I didn’t understand.
I wanted my Shepherd-God to carry me through this valley, safe and tucked away from the searing pain of loss and all that it implied. My identity as a mother wasn’t safe or stable; my children weren’t guaranteed long, blissful lives; love will tear you down and build you up a thousand times without breaking a sweat; I knew the truth, everything will be stripped away before the end, whatever end that is. I wanted desperately to be carried. But here was this God demanding I stand and walk under my own strength (was it my own strength?) in the silence.
Are you good, God?
Are you loving?
Who are you?
Who am I?
The answering silence was full of something I couldn’t hear or understand: crackling electric energy?

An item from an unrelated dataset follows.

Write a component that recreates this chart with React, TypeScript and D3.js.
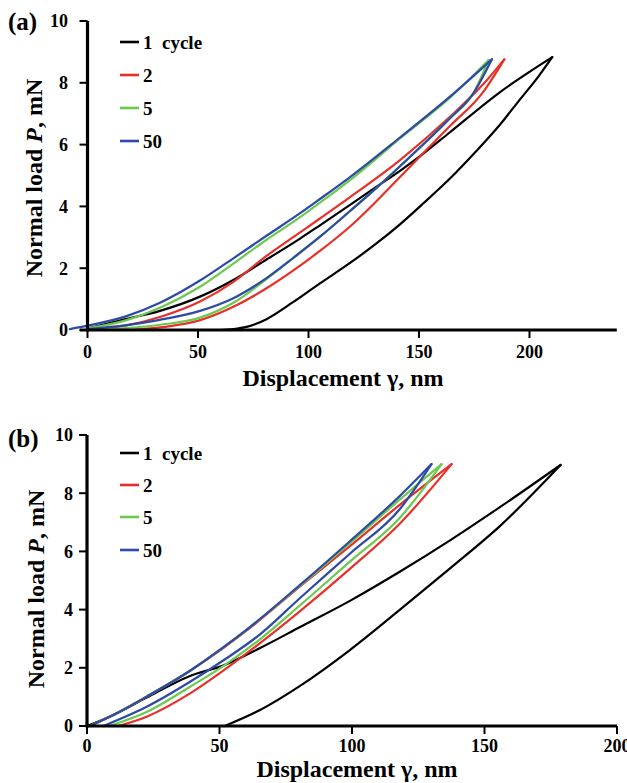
import React from "react";
import * as d3 from "d3";

type Pt = [number, number];

// ---------- Panel (a) ----------
const a1Load: Pt[] = [[0,0.05],[17.7,0.36],[32.8,0.62],[50.9,1.08],[66,1.62],[81,2.28],[96,2.95],[105,3.38],[118.8,4.05],[130,4.6],[141.4,5.15],[150,5.6],[164,6.4],[186.7,7.7],[210.3,8.83]];
const a1Unload: Pt[] = [[60,0],[66,0.03],[72,0.1],[81,0.35],[93,0.9],[105,1.5],[118.8,2.17],[130,2.76],[141.4,3.42],[152,4.1],[164,4.9],[175,5.72],[186.7,6.65],[195,7.4],[204,8.2],[210.3,8.83]];
const a2Load: Pt[] = [[3,0.02],[17.7,0.15],[32.8,0.42],[50.9,0.92],[66,1.56],[81,2.4],[96,3.15],[105,3.6],[118.8,4.3],[141.4,5.5],[164,6.9],[179,7.95],[188.6,8.76]];
const a2Unload: Pt[] = [[19,0],[35,0.1],[51,0.32],[66,0.75],[81,1.35],[93,1.92],[105,2.55],[118.8,3.35],[141.4,4.95],[150,5.58],[164,6.6],[179,7.7],[188.6,8.76]];
const a5Load: Pt[] = [[0,0.05],[17.7,0.32],[32.8,0.72],[50.9,1.4],[66,2.15],[81,2.92],[96.2,3.65],[105.2,4.12],[118.8,4.85],[141.4,6.2],[164,7.52],[181.5,8.74]];
const a5Unload: Pt[] = [[3,0],[17.7,0.06],[32.8,0.17],[50.9,0.4],[66,0.88],[81,1.65],[93,2.32],[105.2,3.02],[118.8,3.85],[130,4.55],[141.4,5.3],[164,6.85],[174.6,7.66],[181.5,8.74]];
const a50Load: Pt[] = [[-8,0.03],[0,0.14],[17.7,0.45],[32.8,0.88],[50.9,1.6],[66,2.32],[81,3.05],[96.2,3.78],[105.2,4.24],[118.8,4.95],[141.4,6.23],[164,7.55],[183,8.76]];
const a50Unload: Pt[] = [[0,0.03],[17.7,0.16],[32.8,0.33],[50.9,0.62],[66,1.03],[81,1.68],[93,2.33],[105.2,3.02],[118.8,3.85],[130,4.55],[141.4,5.3],[164,6.85],[174.6,7.66],[183,8.76]];

// ---------- Panel (b) ----------
const b1Load: Pt[] = [[0,0],[10,0.38],[22.5,0.98],[38.9,1.72],[51.4,2.08],[65.3,2.68],[80.4,3.4],[99.2,4.3],[118,5.3],[137,6.38],[155.8,7.52],[178.7,8.97]];
const b1Unload: Pt[] = [[52,0],[65.3,0.55],[80.4,1.38],[99.2,2.61],[118,3.99],[137,5.42],[155.8,6.87],[178.7,8.97]];
const b2Load: Pt[] = [[1,0],[9.9,0.38],[22.5,1.01],[38.9,1.9],[51.4,2.68],[61.5,3.37],[80.4,4.8],[99.2,6.18],[118,7.6],[137.6,9.0]];
const b2Unload: Pt[] = [[11.8,0],[22.5,0.32],[38.9,1.12],[51.4,1.9],[65.3,2.85],[80.4,3.95],[99.2,5.4],[118,6.95],[137.6,9.0]];
const b5Load: Pt[] = [[1,0],[9.9,0.38],[22.5,1.01],[38.9,1.9],[51.4,2.7],[61.5,3.4],[80.4,4.82],[99.2,6.28],[118,7.78],[133.8,9.0]];
const b5Unload: Pt[] = [[8.5,0],[22.5,0.48],[38.9,1.35],[51.4,2.06],[65.3,2.98],[80.4,4.15],[99.2,5.65],[118,7.15],[133.8,9.0]];
const b50Load: Pt[] = [[1,0],[9.9,0.38],[22.5,1.01],[38.9,1.9],[51.4,2.7],[61.5,3.4],[80.4,4.85],[99.2,6.35],[118,7.9],[130,9.0]];
const b50Unload: Pt[] = [[6.2,0],[22.5,0.66],[38.9,1.52],[51.4,2.25],[65.3,3.15],[80.4,4.4],[99.2,5.92],[118,7.45],[130,9.0]];

const legendLabels = ["1  cycle", "2", "5", "50"];
const colors = ["#000000", "#e8302a", "#6cc94e", "#2c4aa6"];
const xTicksA = [0, 50, 100, 150, 200];
const xTicksB = [0, 50, 100, 150, 200];
const yTicks = [0, 2, 4, 6, 8, 10];

const seriesA = [[a1Load, a1Unload], [a2Load, a2Unload], [a5Load, a5Unload], [a50Load, a50Unload]];
const seriesB = [[b1Load, b1Unload], [b2Load, b2Unload], [b5Load, b5Unload], [b50Load, b50Unload]];

const FONT = "'Liberation Serif', 'Times New Roman', serif";

type PanelProps = {
  x: d3.ScaleLinear<number, number>;
  y: d3.ScaleLinear<number, number>;
  xAxisStart: number;
  xAxisEnd: number;
  xTicks: number[];
  series: Pt[][][];
  label: string;
  labelPos: [number, number];
  yTitlePos: [number, number];
  xTitlePos: [number, number];
  xTickLabelY: number;
  yTickLabelX: number;
  legendY: number[];
};

function Panel(p: PanelProps) {
  const line = d3
    .line<Pt>()
    .x((d) => p.x(d[0]))
    .y((d) => p.y(d[1]))
    .curve(d3.curveMonotoneX);
  const x0 = p.x(0);
  const y0 = p.y(0);
  return (
    <g>
      {p.series.map((s, i) => (
        <g key={i} stroke={colors[i]} strokeWidth={2.2} fill="none" strokeLinejoin="round" strokeLinecap="round">
          <path d={line(s[0]) || ""} />
          <path d={line(s[1]) || ""} />
        </g>
      ))}
      <line x1={p.x(p.xAxisStart)} x2={p.x(p.xAxisEnd)} y1={y0} y2={y0} stroke="#000" strokeWidth={3.2} />
      <line x1={x0} x2={x0} y1={y0 + 1.5} y2={p.y(10)} stroke="#000" strokeWidth={3.2} />
      {p.xTicks.map((t) => (
        <g key={"xt" + t}>
          <line x1={p.x(t)} x2={p.x(t)} y1={y0} y2={y0 + 8} stroke="#000" strokeWidth={2} />
          <text x={p.x(t)} y={p.xTickLabelY} textAnchor="middle" fontSize={18} fontWeight="bold" fontFamily={FONT}>
            {t}
          </text>
        </g>
      ))}
      {yTicks.map((t) => (
        <g key={"yt" + t}>
          <line x1={x0 - 8} x2={x0} y1={p.y(t)} y2={p.y(t)} stroke="#000" strokeWidth={2} />
          <text x={p.yTickLabelX} y={p.y(t)} dy="0.35em" textAnchor="end" fontSize={18} fontWeight="bold" fontFamily={FONT}>
            {t}
          </text>
        </g>
      ))}
      <text x={p.labelPos[0]} y={p.labelPos[1]} fontSize={25} fontWeight="bold" fontFamily={FONT}>
        {p.label}
      </text>
      <text
        transform={`translate(${p.yTitlePos[0]},${p.yTitlePos[1]}) rotate(-90)`}
        textAnchor="middle"
        fontSize={24}
        fontWeight="bold"
        fontFamily={FONT}
      >
        Normal load <tspan fontStyle="italic">P</tspan>, mN
      </text>
      <text x={p.xTitlePos[0]} y={p.xTitlePos[1]} textAnchor="middle" fontSize={24} fontWeight="bold" fontFamily={FONT}>
        Displacement γ, nm
      </text>
      {legendLabels.map((lab, i) => (
        <g key={"lg" + i}>
          <line x1={120} x2={139} y1={p.legendY[i]} y2={p.legendY[i]} stroke={colors[i]} strokeWidth={2.6} />
          <text
            x={143}
            y={p.legendY[i]}
            dy="0.35em"
            fontSize={19}
            fontWeight="bold"
            fontFamily={FONT}
            style={{ whiteSpace: "pre" }}
          >
            {lab}
          </text>
        </g>
      ))}
    </g>
  );
}

export default function App() {
  const xA = d3.scaleLinear().domain([0, 200]).range([87.5, 529.5]);
  const yA = d3.scaleLinear().domain([0, 10]).range([330, 21]);
  const xB = d3.scaleLinear().domain([0, 200]).range([87, 617]);
  const yB = d3.scaleLinear().domain([0, 10]).range([726, 435]);
  return (
    <svg
      width={627}
      height={783}
      style={{ position: "absolute", left: 0, top: 0, background: "#fff" }}
    >
      <rect width={627} height={783} fill="#fff" />
      <Panel
        x={xA}
        y={yA}
        xAxisStart={-3.5}
        xAxisEnd={239.5}
        xTicks={xTicksA}
        series={seriesA}
        label="(a)"
        labelPos={[8, 30]}
        yTitlePos={[42, 178]}
        xTitlePos={[343, 386]}
        xTickLabelY={358}
        yTickLabelX={68}
        legendY={[42, 75, 108, 141]}
      />
      <Panel
        x={xB}
        y={yB}
        xAxisStart={0}
        xAxisEnd={200}
        xTicks={xTicksB}
        series={seriesB}
        label="(b)"
        labelPos={[8, 447]}
        yTitlePos={[44, 589]}
        xTitlePos={[357, 777]}
        xTickLabelY={752}
        yTickLabelX={73}
        legendY={[453, 485, 517, 550]}
      />
    </svg>
  );
}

A cosmic thrum? A chorus singing a hymn?
This wasn’t the first nor the last time I prayed like this or walked through a valley. The answer is always the same. I still don’t understand it.
This, what was it? A name? I am that I am.
I am.
The valley road dumped out suddenly into town. We lurched to a stop at the stoplight. We didn’t know the road would end so soon or suddenly. Ahead of us, we saw the highway branching off across the river, homes, churches, gas stations lined up in neat little rows.
“I know where we are now,” my sister said. “I know the way home.”